Understanding Stocks, Bonds, and Building Your Investment Portfolio

Understanding Stocks, Bonds, and Building Your Investment Portfolio

Embarking on the journey of investing can feel overwhelming, but grasping the basics of stocks and bonds is the crucial first step. These fundamental investment types form the bedrock of most financial portfolios. Learning how they work and interact within a diversified strategy is key to navigating the market with confidence and working towards your long-term financial goals.

The Foundation: What are Stocks?

Stocks, also known as equities, represent ownership in a publicly traded company. When you buy a share of stock, you become a part-owner, or shareholder, of that company. This ownership entitles you to a portion of the company's earnings (often paid out as dividends) and gives you voting rights in certain company decisions. The value of a stock fluctuates based on factors like the company's performance, industry trends, economic conditions, and investor sentiment.

Investing in stocks offers the potential for higher returns compared to some other asset classes, but it also comes with greater risk. The stock market can be volatile, meaning prices can rise and fall sharply. The primary ways investors make money from stocks are through capital appreciation (selling the stock for more than they paid) and dividends (payments from the company's profits).

Another Pillar: What are Bonds?

Bonds represent a loan you make to a borrower, which could be a corporation, a government (like the U.S. Treasury), or a municipality. When you buy a bond, you are essentially lending money to the issuer for a specified period (the bond's term) at a fixed interest rate (the coupon rate). The issuer promises to repay the principal amount (the face value) on a specific future date (the maturity date) and usually makes regular interest payments to you until maturity.

Bonds are generally considered less volatile than stocks, offering a potentially steadier stream of income through interest payments. They are often seen as a way to preserve capital and reduce overall portfolio risk. However, bonds are not risk-free. Risks include interest rate risk (the value of existing bonds can fall if interest rates rise), credit risk (the issuer might default on payments), and inflation risk (the fixed payments may lose purchasing power over time).

Why Build a Portfolio?

A portfolio is simply a collection of your investments. Instead of putting all your money into a single stock or bond, you spread it across various assets. Building a diversified portfolio is a core principle of sound investing. The goal is to balance risk and return by including different asset classes (like stocks, bonds, and potentially others) and different investments within those classes (e.g., stocks from different industries, bonds from different issuers and maturities).

The Power of Diversification

Diversification is often referred to as not putting all your eggs in one basket. If one investment performs poorly, other investments in your portfolio might perform well, offsetting potential losses. Diversification can help reduce the overall volatility of your portfolio and potentially improve risk-adjusted returns over the long term. This involves spreading investments across different asset types, geographic regions, industries, and company sizes.

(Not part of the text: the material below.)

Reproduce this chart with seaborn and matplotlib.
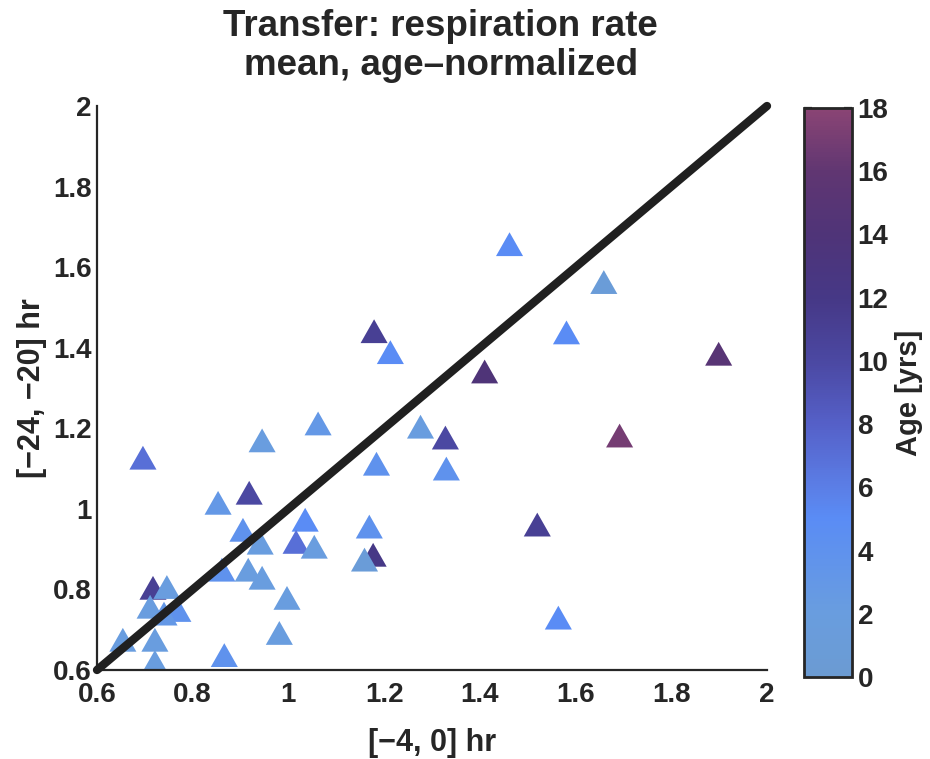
import numpy as np
import pandas as pd
import matplotlib
matplotlib.use("Agg")
import matplotlib.pyplot as plt
from matplotlib.colors import LinearSegmentedColormap, Normalize
from matplotlib.cm import ScalarMappable
import seaborn as sns

# ---- data ----
x_vals = [1.462, 1.659, 1.581, 1.179, 1.213, 1.410, 1.899, 1.692, 1.276, 1.328,
          1.330, 1.520, 1.184, 1.169, 1.177, 1.159, 1.564, 0.696, 0.945, 1.062,
          0.853, 0.918, 1.035, 0.905, 0.941, 1.016, 1.054, 0.861, 0.916, 0.945,
          0.997, 0.981, 0.866, 0.717, 0.746, 0.711, 0.769, 0.740, 0.654, 0.721,
          0.721]
y_vals = [1.657, 1.563, 1.438, 1.441, 1.389, 1.341, 1.385, 1.182, 1.204, 1.177,
          1.100, 0.961, 1.112, 0.956, 0.886, 0.874, 0.730, 1.127, 1.170, 1.212,
          1.015, 1.040, 0.973, 0.948, 0.916, 0.918, 0.906, 0.849, 0.849, 0.829,
          0.779, 0.692, 0.637, 0.804, 0.806, 0.757, 0.749, 0.740, 0.675, 0.675,
          0.620]
ages = [5, 1, 5, 11, 5, 14, 15, 17, 2, 10,
        4, 11, 4, 4, 12, 1, 5, 7, 2, 3,
        3, 10, 5, 4, 2, 7, 2, 4, 2, 2,
        2, 2, 4, 11, 2, 2, 4, 3, 2, 2,
        2]
ticks_main = [0.6, 0.8, 1.0, 1.2, 1.4, 1.6, 1.8, 2.0]
tick_labels_main = ["0.6", "0.8", "1", "1.2", "1.4", "1.6", "1.8", "2"]
cbar_ticks = [0, 2, 4, 6, 8, 10, 12, 14, 16, 18]

df = pd.DataFrame({"x": x_vals, "y": y_vals, "age": ages})

# ---- style ----
sns.set_style("white")
plt.rcParams["font.family"] = ["Liberation Sans", "DejaVu Sans"]
plt.rcParams["font.weight"] = "bold"

cmap = LinearSegmentedColormap.from_list(
    "agecmap",
    [(0.0, "#6b9bd2"), (2/18, "#699ddf"), (5/18, "#5a8cf5"), (6/18, "#5b7ee6"),
     (8/18, "#5560c8"), (10/18, "#4b48a2"), (12/18, "#463886"),
     (14/18, "#4f3478"), (16/18, "#603672"), (1.0, "#8a4474")])
norm = Normalize(0, 18)

fig = plt.figure(figsize=(9.30, 7.59), dpi=100)
ax = fig.add_axes([97/930, 1 - 670/759, (767-97)/930, (670-106)/759])
cax = fig.add_axes([804/930, 1 - 677/759, (852-804)/930, (677-108)/759])

tri = [(-1.0, -0.88), (1.0, -0.88), (0.0, 0.88)]
sns.scatterplot(data=df, x="x", y="y", hue="age", palette=cmap, hue_norm=norm,
                marker=tri, s=380, linewidth=0, legend=False, ax=ax, zorder=2)

ax.plot([0.6, 2.0], [0.6, 2.0], color="#202020", lw=6,
        solid_capstyle="round", zorder=3, clip_on=False)

ax.set_xlim(0.6, 2.0)
ax.set_ylim(0.6, 2.0)
ax.set_xticks(ticks_main)
ax.set_xticklabels(tick_labels_main)
ax.set_yticks(ticks_main)
ax.set_yticklabels(tick_labels_main)
for sp in ["top", "right"]:
    ax.spines[sp].set_visible(False)
for sp in ["left", "bottom"]:
    ax.spines[sp].set_color("#262626")
    ax.spines[sp].set_linewidth(1.6)
ax.tick_params(direction="in", length=6, width=1.6, color="#262626",
               labelsize=20, labelcolor="#262626", pad=4)
ax.tick_params(axis="x", pad=9)
for lab in ax.get_xticklabels() + ax.get_yticklabels():
    lab.set_fontweight("bold")

ax.set_xlabel("[\u22124, 0] hr", fontsize=22, fontweight="bold",
              color="#262626", labelpad=14)
ax.set_ylabel("[\u221224, \u221220] hr", fontsize=22, fontweight="bold",
              color="#262626", labelpad=4)
ax.set_title("Transfer: respiration rate\nmean, age\u2013normalized",
             fontsize=26.5, fontweight="bold", color="#262626", pad=22,
             linespacing=1.15, x=0.513)

sm = ScalarMappable(norm=norm, cmap=cmap)
cb = fig.colorbar(sm, cax=cax, ticks=cbar_ticks)
cb.outline.set_linewidth(2)
cb.outline.set_edgecolor("#262626")
cax.tick_params(direction="in", length=6, width=1.6, color="#262626",
                labelsize=20, labelcolor="#262626", left=True, right=True,
                pad=4)
cax.yaxis.set_ticks_position("both")
cax.yaxis.set_label_position("right")
for lab in cax.get_yticklabels():
    lab.set_fontweight("bold")
cb.set_label("Age [yrs]", fontsize=21, fontweight="bold", color="#262626",
             labelpad=5)

fig.savefig("out.png", dpi=100, facecolor="white")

Understanding Your Risk Tolerance

Before building a portfolio, it's essential to understand your own risk tolerance – your ability and willingness to withstand potential losses in exchange for higher potential returns. A younger investor with a long time horizon until retirement might be more comfortable with a higher allocation to stocks (which are riskier but offer greater growth potential) than an older investor nearing retirement who may prioritize capital preservation and income from bonds.

Your risk tolerance, combined with your investment goals and time horizon, will heavily influence your asset allocation – the mix of different asset classes in your portfolio. Common asset allocation models range from aggressive (more stocks) to conservative (more bonds and cash equivalents).

Common Investment Vehicles

While you can buy individual stocks and bonds, many investors choose to invest through pooled investment vehicles like mutual funds, exchange-traded funds (ETFs), and index funds. These funds pool money from many investors to buy a diversified portfolio of stocks, bonds, or other securities. This provides instant diversification and professional management (in the case of actively managed funds), although they come with fees.

Index funds and ETFs that track broad market indexes (like the S&P 500 for U.S. large-cap stocks or a total bond market index) are popular choices for their low costs and built-in diversification, aiming to match the market's performance rather than trying to beat it.

Long-Term Investing Perspective

Successfully navigating the market and building a portfolio is typically a long-term endeavor. Market fluctuations are normal, and trying to time the market by buying low and selling high is notoriously difficult. A consistent investment strategy, regular contributions, and staying invested through market ups and downs are often key to achieving long-term financial objectives. Rebalancing your portfolio periodically to maintain your desired asset allocation is also a crucial practice.

Getting Started

For beginners, starting with educational resources, understanding basic concepts, and perhaps using low-cost index funds or robo-advisors can be a good approach. As your knowledge and confidence grow, you can adjust your strategy. The most important step is to start learning and take action towards building a financial future tailored to your unique goals and circumstances.

Building an investment portfolio is a journey of continuous learning and adjustment. By understanding the roles of stocks and bonds, the importance of diversification, and your own financial profile, you can create a strategy designed to help you pursue your long-term financial aspirations. Consulting with a qualified financial advisor can also provide personalized guidance.